◆ STATED PROBLEM: Look for the line containing "Emit a web page" and the line containing "const groupBounds = [0, 3, 6];" in the entries below. Copy those two and all lines between them exactly, leaving out pictures.

◆ Records from a dataset:
■ ■ ■
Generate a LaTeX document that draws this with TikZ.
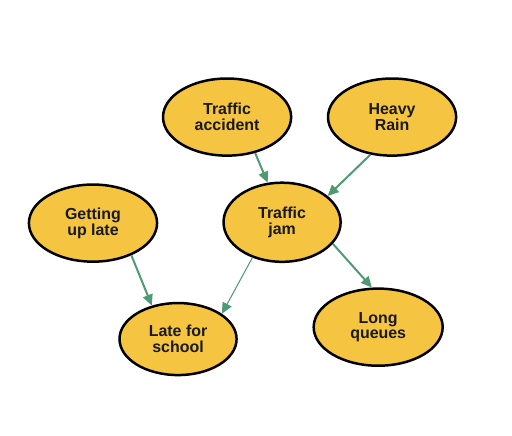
\documentclass[tikz,border=0pt]{standalone}
\usepackage{fontspec}
\setsansfont{Liberation Sans}
\usetikzlibrary{shapes.geometric, arrows.meta, positioning}
\definecolor{causefill}{HTML}{F5C542}
\definecolor{causearrow}{HTML}{4E9A72}

\begin{document}
\begin{tikzpicture}[
    font=\sffamily\bfseries,
    >={Triangle[length=11pt,width=10pt]}
]
    % Styles for ellipses and arrows
    \tikzstyle{cause} = [draw, ellipse, line width=2.5pt, fill=causefill, align=center, inner sep=0pt, minimum width=4.52cm, minimum height=2.72cm, text=black!90, font=\sffamily\bfseries\fontsize{16}{16}\selectfont]
    \tikzstyle{link} = [->, draw=causearrow, fill=causearrow, line width=2pt]

    \useasboundingbox (0,0) rectangle (18.06,15.35);

    % Causes (Top)
    \node [cause] (TrafficAcc) at (8.01,11.22) {Traffic\\accident};
    \node [cause] (HeavyRain) at (13.83,11.22) {Heavy\\Rain};

    % Middle row
    \node [cause] (GettingUp) at (3.28,7.48) {Getting\\up late};
    \node [cause, minimum width=4.13cm, minimum height=2.79cm] (TrafficJam) at (9.95,7.51) {Traffic\\jam};

    % Effects (Bottom)
    \node [cause, minimum width=4.13cm, minimum height=2.54cm] (LateSchool) at (6.28,3.39) {Late for\\school};
    \node [cause, minimum width=4.55cm] (LongQueues) at (13.34,3.81) {Long\\queues};

    % Connections
    \draw [link] (TrafficAcc.-52) -- (TrafficJam.110);
    \draw [link] (HeavyRain.-120) -- (TrafficJam.30);
    \draw [link] (GettingUp.-40) -- (LateSchool.128);
    \draw [link, line width=1pt] (TrafficJam.-130) -- (LateSchool.30);
    \draw [link] (TrafficJam.-23) -- (LongQueues.99);

\end{tikzpicture}
\end{document}
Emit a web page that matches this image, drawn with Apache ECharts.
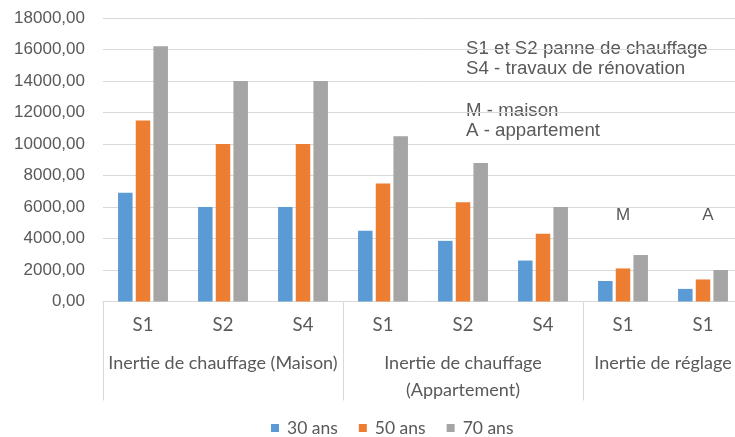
<!DOCTYPE html>
<html>
<head>
<meta charset="utf-8">
<script src="https://cdn.jsdelivr.net/npm/echarts@6/dist/echarts.min.js"></script>
<style>
  html, body { margin: 0; padding: 0; background: #ffffff; }
  #chart { width: 735px; height: 437px; }
</style>
</head>
<body>
<div id="chart"></div>
<script>
// Scenario labels along the category axis
const scenarios = ['S1', 'S2', 'S4', 'S1', 'S2', 'S4', 'S1', 'S1'];
// Group labels, with the axis position (in category units) of each group centre and boundary
const groupNames = ['Inertie de chauffage (Maison)', 'Inertie de chauffage\n(Appartement)', 'Inertie de réglage'];
const groupCenters = [1.5, 4.5, 7];
const groupBounds = [0, 3, 6];

// Series values
const seriesNames = ['30 ans', '50 ans', '70 ans'];
const values30 = [6900, 6000, 6000, 4500, 3850, 2600, 1300, 800];
const values50 = [11500, 10000, 10000, 7500, 6300, 4300, 2100, 1400];
const values70 = [16200, 14000, 14000, 10500, 8800, 6000, 2950, 2000];

// Y axis range
const yMin = 0, yMax = 18000, yStep = 2000;

// Markers written above the two "Inertie de réglage" bars
const typeMarks = [
  { name: 'M', index: 6, y: 5500, dx: 0 },
  { name: 'A', index: 7, y: 5500, dx: 5 }
];

// Explanatory notes at the upper right
const notes = ['S1 et S2 panne de chauffage', 'S4 - travaux de rénovation', '', 'M - maison', 'A - appartement'];

const colors = ['#5B9BD5', '#ED7D31', '#A5A5A5'];
const textColor = '#595959';
const gridColor = '#D9D9D9';
const catFont = 'Lato, "Open Sans", sans-serif';
const numFont = '"Liberation Sans", Arial, sans-serif';

const chart = echarts.init(document.getElementById('chart'), null, { renderer: 'canvas' });

const bars = [values30, values50, values70].map((vals, i) => ({
  name: seriesNames[i],
  type: 'bar',
  data: vals,
  barWidth: 14.5,
  barGap: '22%',
  itemStyle: { color: colors[i] },
  emphasis: { disabled: true },
  markPoint: i === 1 ? {
    symbol: 'circle',
    symbolSize: 0,
    silent: true,
    label: {
      show: true,
      position: 'inside',
      formatter: p => p.name,
      color: textColor,
      fontFamily: numFont,
      fontSize: 17
    },
    data: typeMarks.map(m => ({
      name: m.name,
      coord: [m.index, m.y],
      label: { offset: [m.dx, 0] }
    }))
  } : undefined
}));

chart.setOption({
  animation: false,
  backgroundColor: '#ffffff',
  color: colors,
  grid: { left: 103, top: 18, width: 640, bottom: 135.5, containLabel: false, outerBoundsMode: 'none' },
  legend: {
    left: 271,
    top: 419,
    padding: 0,
    itemWidth: 8,
    itemHeight: 8,
    itemGap: 21,
    icon: 'rect',
    textStyle: { color: textColor, fontFamily: catFont, fontSize: 17.5, padding: [0, 0, 0, 3] },
    data: seriesNames
  },
  xAxis: [
    {
      type: 'category',
      data: scenarios,
      axisLine: { show: true, lineStyle: { color: gridColor, width: 1 } },
      axisTick: { show: false },
      axisLabel: { color: textColor, fontFamily: catFont, fontSize: 18.5, margin: 14 },
      splitLine: { show: false }
    },
    {
      type: 'value',
      min: 0,
      max: scenarios.length,
      position: 'bottom',
      axisLine: { show: false },
      splitLine: { show: false },
      axisTick: {
        show: true,
        customValues: groupBounds,
        length: 99,
        lineStyle: { color: gridColor, width: 1 }
      },
      axisLabel: {
        show: true,
        customValues: groupCenters,
        formatter: v => groupNames[groupCenters.indexOf(v)],
        color: textColor,
        fontFamily: catFont,
        fontSize: 18,
        lineHeight: 27,
        margin: 48,
        align: 'center',
        verticalAlign: 'top'
      }
    }
  ],
  yAxis: {
    type: 'value',
    min: yMin,
    max: yMax,
    interval: yStep,
    axisLine: { show: false },
    axisTick: { show: false },
    splitLine: { lineStyle: { color: gridColor, width: 1 } },
    axisLabel: {
      color: textColor,
      fontFamily: numFont,
      fontSize: 17,
      margin: 18,
      formatter: v => v.toFixed(2).replace('.', ',')
    }
  },
  graphic: notes.map((t, i) => ({
    type: 'text',
    left: 466,
    top: 39 + i * 20.7,
    silent: true,
    style: { text: t, fill: textColor, font: '18.7px ' + numFont }
  })),
  series: bars
});
</script>
</body>
</html>
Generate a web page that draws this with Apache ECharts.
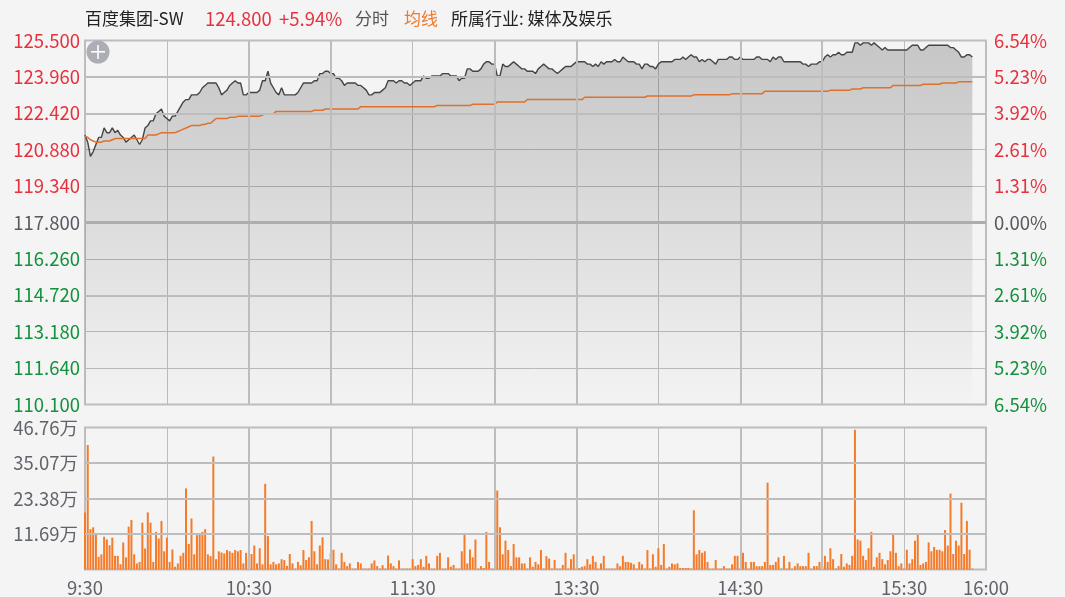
<!DOCTYPE html>
<html><head><meta charset="utf-8">
<style>html,body{margin:0;padding:0;background:#f4f4f4}#c{width:1065px;height:597px}</style>
<script src="https://cdn.jsdelivr.net/npm/echarts@6/dist/echarts.min.js"></script>
</head><body><div id="c"></div>
<script>
const priceTickLabels=['110.100','111.640','113.180','114.720','116.260','117.800','119.340','120.880','122.420','123.960','125.500'];
const pctTickLabels=['6.54%','5.23%','3.92%','2.61%','1.31%','0.00%','1.31%','2.61%','3.92%','5.23%','6.54%'];
const volTickLabels=['','11.69万','23.38万','35.07万','46.76万'];
const timeTicks={0:'9:30',60:'10:30',120:'11:30',180:'13:30',240:'14:30',300:'15:30',330:'16:00'};
const prices=[
121.5,121.2,120.6,120.8,121.1,121.4,121.4,121.8,121.6,121.6,121.8,121.6,121.7,121.5,121.4,121.2,121.3,121.4,121.5,121.3,121.1,121.3,121.8,121.9,122.1,122.1,122.4,122.5,122.6,122.3,122.2,122.1,122.3,122.3,122.5,122.7,122.9,123.0,123.0,
123.2,123.2,123.2,123.3,123.5,123.6,123.7,123.7,123.7,123.7,123.5,123.2,123.3,123.4,123.6,123.7,123.8,123.7,123.7,123.2,123.2,123.3,123.3,123.3,123.3,123.4,123.8,123.8,124.2,
123.7,123.5,123.3,123.2,123.5,123.2,123.2,123.2,123.2,123.2,123.3,123.5,123.7,123.7,123.7,123.7,123.8,123.8,124.1,124.1,124.2,124.2,124.1,124.1,123.9,123.9,123.8,123.6,123.7,123.7,123.7,123.7,123.6,
123.6,123.5,123.4,123.2,123.2,123.3,123.3,123.3,123.4,123.5,123.8,123.8,123.8,123.7,123.8,123.8,123.7,123.7,123.6,123.7,123.8,123.8,123.8,124.0,123.9,123.9,124.0,124.0,124.0,124.0,124.1,124.1,124.1,124.0,124.0,124.0,123.8,123.9,123.9,
124.3,124.3,124.2,124.2,124.2,124.3,124.5,124.6,124.6,124.5,124.5,124.0,124.0,124.5,124.4,124.4,124.5,124.6,124.5,124.4,124.3,124.3,124.2,124.2,124.2,124.1,124.3,124.4,124.5,124.4,124.3,124.3,124.2,124.1,124.2,124.3,124.4,124.4,124.4,124.5,124.6,124.6,124.6,124.6,124.5,124.5,124.4,124.5,124.4,124.6,124.5,124.6,124.6,124.6,124.7,124.6,124.6,124.8,124.7,124.6,124.6,124.6,124.5,124.5,124.3,124.5,124.5,124.4,124.4,124.3,124.5,124.6,124.6,124.6,124.6,124.6,124.7,124.7,124.7,124.8,124.7,124.8,124.9,124.8,124.8,124.6,124.7,124.6,124.7,
124.7,124.6,124.5,124.7,124.7,124.7,124.7,124.8,124.8,124.7,124.7,124.8,124.7,124.7,124.7,124.7,124.7,124.8,124.8,124.7,124.7,124.7,124.6,124.8,124.7,124.8,124.8,124.6,124.6,124.6,124.6,124.6,124.6,124.6,124.5,124.5,124.4,124.5,124.5,124.5,124.6,124.6,124.8,124.9,124.8,124.9,124.9,125.0,124.9,124.9,125.0,125.0,125.0,125.4,125.4,125.3,125.4,125.4,125.4,125.3,125.4,125.3,125.2,125.1,125.2,125.1,125.1,125.1,125.1,125.1,125.1,125.1,125.1,125.2,125.3,125.3,125.3,125.1,125.1,125.2,125.3,125.3,125.3,125.3,125.3,125.3,125.3,125.3,125.2,125.2,125.1,125.0,124.8,124.8,124.9,124.9,124.8];
const averages=[
121.45,121.4,121.3,121.25,121.2,121.2,121.2,121.25,121.25,121.25,121.3,
121.35,121.35,121.35,121.35,121.35,121.35,121.35,121.35,121.35,121.35,121.35,121.35,
121.5,121.5,121.5,121.5,121.55,121.6,121.6,121.6,121.6,121.6,121.6,
121.65,121.7,121.75,121.8,121.85,121.9,121.9,121.9,121.9,121.95,121.95,122.0,122.0,122.1,
122.2,122.2,122.2,122.2,122.2,122.25,122.25,122.25,
122.3,122.3,122.3,122.3,122.3,122.3,122.3,122.3,122.3,122.35,122.4,122.4,122.4,122.4,
122.5,122.5,122.5,122.5,122.5,122.5,122.5,122.5,122.5,122.5,122.5,122.5,122.5,122.5,
122.55,122.55,122.55,122.55,
122.6,122.6,122.6,122.6,122.6,122.6,122.6,122.6,122.6,122.6,122.6,122.6,122.6,
122.7,122.7,122.7,122.7,122.7,122.7,122.7,122.7,122.7,122.7,122.7,122.7,122.7,122.7,122.7,122.7,122.7,122.7,122.7,122.7,122.7,122.7,122.7,122.7,122.7,122.7,122.7,122.7,
122.75,122.75,122.75,122.75,122.75,122.75,122.75,122.75,122.75,122.75,122.75,122.75,122.75,
122.8,122.8,122.8,122.8,122.8,122.8,122.8,122.8,122.8,
122.9,122.9,122.9,122.9,122.9,122.9,122.9,122.9,122.9,122.9,122.9,
123.0,123.0,123.0,123.0,123.0,123.0,123.0,123.0,123.0,123.0,123.0,123.0,123.0,123.0,123.0,123.0,123.0,123.0,123.0,123.0,123.0,
123.1,123.1,123.1,123.1,123.1,123.1,123.1,123.1,123.1,123.1,123.1,123.1,123.1,123.1,123.1,123.1,123.1,123.1,123.1,123.1,123.1,123.1,123.1,
123.15,123.15,123.15,123.15,123.15,123.15,123.15,123.15,123.15,123.15,123.15,123.15,123.15,123.15,123.15,123.15,123.15,
123.2,123.2,123.2,123.2,123.2,123.2,123.2,123.2,123.2,123.2,123.2,123.2,123.2,123.2,
123.25,123.25,123.25,123.25,123.25,123.25,123.25,123.25,123.25,123.25,123.25,123.25,
123.35,123.35,123.35,123.35,123.35,123.35,123.35,123.35,123.35,123.35,123.35,123.35,123.35,123.35,123.35,123.35,123.35,123.35,123.35,123.35,123.35,123.35,123.35,123.35,
123.4,123.4,123.4,123.4,123.4,123.4,123.4,123.4,123.45,123.45,123.45,123.45,
123.5,123.5,123.5,123.5,123.5,123.5,123.5,123.5,123.5,123.5,123.5,
123.6,123.6,123.6,123.6,123.6,123.6,123.6,123.6,123.6,123.6,123.6,
123.65,123.65,123.65,123.65,123.65,123.65,123.65,
123.7,123.7,123.7,123.7,123.7,123.7,123.75,123.75,123.75,123.75,123.75,123.75];
const volumes=[
18.8,41,13.3,13.9,11.6,4.2,5,10.8,9.9,8,10.5,4.5,4.5,1.7,8.9,4,14.1,16.3,5,2,
2.5,15.4,6.9,18.8,15.4,2.5,12.4,10.2,16,6,10.5,2.5,6.6,.9,2,4.5,5.5,26.7,8.4,16.8,
5,11.3,11.6,12.4,13.3,5,4.4,37.2,3.4,6,5.6,5.3,6.4,6,5.5,6.4,6,6.4,2,5.5,
3.4,5.1,7.9,2,7,1.7,28.2,11,1.7,2.5,1.7,2,3.4,3.1,1.2,5.1,2,.3,2.5,1.4,6.4,
3.1,4,16,6,1.7,7.9,10.6,3.4,3.3,5.3,6.5,1.7,.3,5.5,2.5,1.1,2,.3,.3,2.5,
2,.3,.3,.3,2,3,1.1,.3,1.4,.3,4.6,2,1.1,.3,3,.3,.3,.3,.3,3.4,1.1,
1.5,3.4,.9,4.5,2,.3,.3,4.5,5.5,.3,.3,4,.9,1.5,.3,.3,6,11.9,2,6.6,4,
9.9,.3,1.1,.5,12.4,2.5,.3,.3,26,13.9,5,9.5,6.4,1.1,8.4,4,4,2,2,.3,4,
.9,2.5,1.7,6.4,.3,4.4,3.6,.3,3.1,.3,.3,1.5,5.5,.3,3.4,5,.3,.5,.9,1.1,3.4,1.7,
4.5,2.5,.3,2,4.5,.3,.3,.3,.3,2,1.1,4.5,2.5,2.5,2.2,1.7,.3,2.5,1.7,.3,6.4,
.3,5,.9,7,1.5,8.4,.3,.9,2,1.7,2,.5,.5,.5,.5,.3,19.5,5,6.4,5.5,6,2.5,
.3,.3,3.1,.3,.3,1.1,.3,.3,1.7,4.5,4.5,.3,5.5,2.5,.3,2.5,2.5,1.1,1.1,1.1,2.5,
28.6,1.5,1.5,2.5,4,.3,4.5,.3,2.5,.3,1.1,2,1.1,1.1,1.1,5.5,.3,1.1,1.1,2.5,1.1,
4.5,2.5,7,3.4,.3,1.1,5.1,.9,2,1.5,4.5,46,9.9,9.5,4.5,3.1,7,12.4,.9,4,
5.5,3.4,1.7,3.1,6,11.9,5.5,1.1,2,.3,6.5,2,3.4,9.5,11.6,1.5,2,2.5,8.9,6,
7.4,6.5,6.5,6,13,7.9,25,5.1,9.5,7.9,22,5.1,16,6.5,.3];
const thickPriceLines=[123.96,122.42,114.72];
const zeroLine=117.8;
const thickVolLines=[11.69,23.38,35.07];
const thickTimeIdx=[60,90,150,180,240,270];

const minutes=[];for(let i=0;i<=330;i++)minutes.push(String(i));
const RED='#e5323e',GREEN='#12923c',DARK='#555a60',GRID='#bdbdbd',FONT='"Noto Sans CJK SC","Noto Sans",sans-serif';
const chart=echarts.init(document.getElementById('c'),null,{renderer:'canvas'});
const xBase={type:'category',data:minutes,boundaryGap:false,axisTick:{show:false},axisLine:{show:false},
  splitLine:{show:true,interval:(i)=>i%30===0,lineStyle:{color:GRID,width:1}}};
const txt=(x,t,c,size)=>({type:'text',left:x,top:10,z:50,style:{text:t,fill:c,font:(size||17)+'px '+FONT}});
chart.setOption({
  animation:false,backgroundColor:'#f4f4f4',
  grid:[{left:85,top:40.5,width:901,height:364,show:true,borderColor:GRID,borderWidth:2,backgroundColor:'transparent'},
        {left:85,top:427.5,width:901,height:142,show:true,borderColor:GRID,borderWidth:2,backgroundColor:'transparent'}],
  xAxis:[Object.assign({},xBase,{gridIndex:0,axisLabel:{show:false}}),
         Object.assign({},xBase,{gridIndex:1,axisLabel:{show:true,margin:9,color:'#60646a',fontSize:18.5,fontFamily:FONT,
           interval:(i)=>timeTicks[i]!==undefined,formatter:(v,i)=>timeTicks[+v]||''}})],
  yAxis:[
   {type:'value',gridIndex:0,min:110.1,max:125.5,interval:1.54,axisLine:{show:false},axisTick:{show:false},
    splitLine:{show:true,lineStyle:{color:GRID,width:1}},
    axisLabel:{margin:5,fontSize:18.5,fontFamily:FONT,formatter:(v,i)=>priceTickLabels[i],color:(v,i)=>i===undefined?DARK:(i>5?RED:i===5?DARK:GREEN)}},
   {type:'value',gridIndex:0,position:'right',min:-6.54,max:6.54,interval:1.308,axisLine:{show:false},axisTick:{show:false},splitLine:{show:false},
    axisLabel:{margin:8,fontSize:18.5,fontFamily:FONT,formatter:(v,i)=>pctTickLabels[i],color:(v,i)=>i===undefined?DARK:(i>5?RED:i===5?DARK:GREEN)}},
   {type:'value',gridIndex:1,min:0,max:46.76,interval:11.69,axisLine:{show:false},axisTick:{show:false},
    splitLine:{show:true,lineStyle:{color:GRID,width:1}},
    axisLabel:{margin:7,fontSize:18.5,fontFamily:FONT,color:'#60646a',formatter:(v,i)=>volTickLabels[i]}}
  ],
  series:[
   {type:'line',xAxisIndex:0,yAxisIndex:0,data:[],z:1,silent:true,
    markLine:{silent:true,symbol:'none',label:{show:false},animation:false,
      lineStyle:{color:GRID,width:2,type:'solid'},
      data:thickPriceLines.map(v=>({yAxis:v})).concat(thickTimeIdx.map(i=>({xAxis:i})),[{yAxis:zeroLine,lineStyle:{color:'#adadad',width:3,type:'solid'}}])}},
   {type:'line',xAxisIndex:1,yAxisIndex:2,data:[],z:1,silent:true,
    markLine:{silent:true,symbol:'none',label:{show:false},animation:false,
      lineStyle:{color:GRID,width:2,type:'solid'},
      data:thickVolLines.map(v=>({yAxis:v})).concat(thickTimeIdx.map(i=>({xAxis:i})))}},
   {name:'分时',type:'line',xAxisIndex:0,yAxisIndex:0,data:prices,z:3,symbol:'none',showSymbol:false,smooth:false,
    lineStyle:{color:'#444444',width:1.4},
    areaStyle:{origin:'start',opacity:1,color:new echarts.graphic.LinearGradient(0,0,0,1,[{offset:0,color:'rgba(0,0,0,0.19)'},{offset:1,color:'rgba(0,0,0,0.005)'}])}},
   {name:'均线',type:'line',xAxisIndex:0,yAxisIndex:0,data:averages,z:4,symbol:'none',showSymbol:false,smooth:false,
    lineStyle:{color:'#e0702c',width:1.5}},
   {name:'成交量',type:'bar',xAxisIndex:1,yAxisIndex:2,data:volumes,z:3,barWidth:2,itemStyle:{color:'#f47b2a'}}
  ],
  graphic:[
   txt(85,'百度集团-SW','#222222',17),
   txt(205,'124.800',RED,18.5),
   txt(279,'+5.94%',RED,18.5),
   txt(355,'分时','#555555',17),
   txt(404,'均线','#ef7a2d',17),
   txt(451,'所属行业: 媒体及娱乐','#222222',17),
   {type:'circle',shape:{cx:98,cy:52,r:11.5},style:{fill:'#adadb5'},z:60},
   {type:'rect',shape:{x:91,y:51,width:14,height:1.6},style:{fill:'#ffffff'},z:61},
   {type:'rect',shape:{x:97.2,y:45,width:1.6,height:14},style:{fill:'#ffffff'},z:61}
  ]
});
</script></body></html>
■ ■ ■
◆ COMPLETE ANSWER:
Emit a web page that matches this image, drawn with Apache ECharts.
<!DOCTYPE html>
<html>
<head>
<meta charset="utf-8">
<script src="https://cdn.jsdelivr.net/npm/echarts@6/dist/echarts.min.js"></script>
<style>
  html, body { margin: 0; padding: 0; background: #ffffff; }
  #chart { width: 735px; height: 437px; }
</style>
</head>
<body>
<div id="chart"></div>
<script>
// Scenario labels along the category axis
const scenarios = ['S1', 'S2', 'S4', 'S1', 'S2', 'S4', 'S1', 'S1'];
// Group labels, with the axis position (in category units) of each group centre and boundary
const groupNames = ['Inertie de chauffage (Maison)', 'Inertie de chauffage\n(Appartement)', 'Inertie de réglage'];
const groupCenters = [1.5, 4.5, 7];
const groupBounds = [0, 3, 6];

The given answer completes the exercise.